Porém, quando não há disponibilidade para experimentar e apreciar cada ponto de parada nas trajetórias pessoais, a experiência pode não deixar marcas significativas como memória viva. Corre-se o risco de ficar à deriva dos outros, só superficialmente aproximados. Há uma anestesia que acompanha o efeito estroboscópico das infinitas microdoses de outridade, nas ruas, nas telas, entre os diversos espaços de coexistência. Aquilo que pulsa em série tende a se tornar ruído maquinal. Mais do mesmo.
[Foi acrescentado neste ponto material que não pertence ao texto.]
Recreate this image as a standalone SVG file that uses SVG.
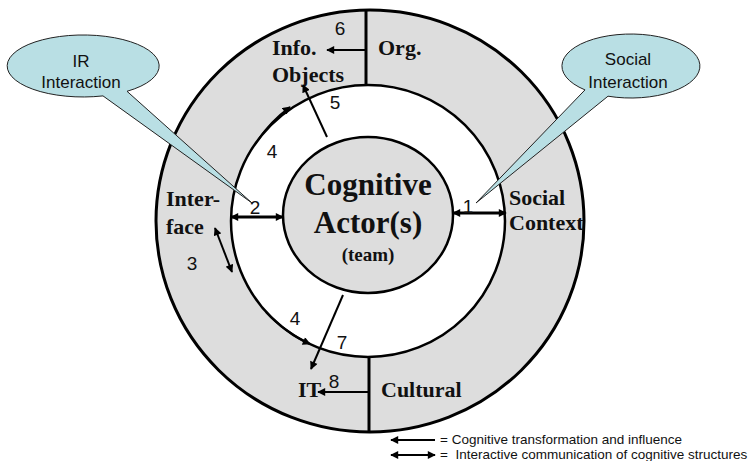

Os apelos e interesses começam a demandar cada vez mais contrastes e polarizações explícitas para que as experiências continuem a movimentar a vida.
Há também o risco de predação, quando a captura pelas outridades infinitas é tão intensa que não permite retorno e não há reciprocidade na alternância da atenção entre aqueles que se relacionam.
A psicologia indígena busca compreender como cada pessoa se faz no abrigo de muitas outras, produzindo como que um efeito de fractalização: eu, uma totalidade, abrigo de outros, cada outro abrigando mais outros e assim por diante, como parte de si mesmo. Na rede de outridades que configura cada um, há movimento, potenciais para ação, bem como tensões e conflitos que precisam ser cuidados para que se possa viver bem, realizar objetivos e também descansar. É relevante reservar tempo para cuidar de si, das memórias e de como se quer ser afetado pelo mundo. Cabe, então, refletir de que modo o relaxamento que vem com o sono é chave da singularização e conhecimento pessoal. Para descansar é preciso suspender as demandas e os apelos dos outros, baixar a guarda, recolher-se numa posição segura e confortável, fechar os olhos e se abrir às luzes que vêm do escuro.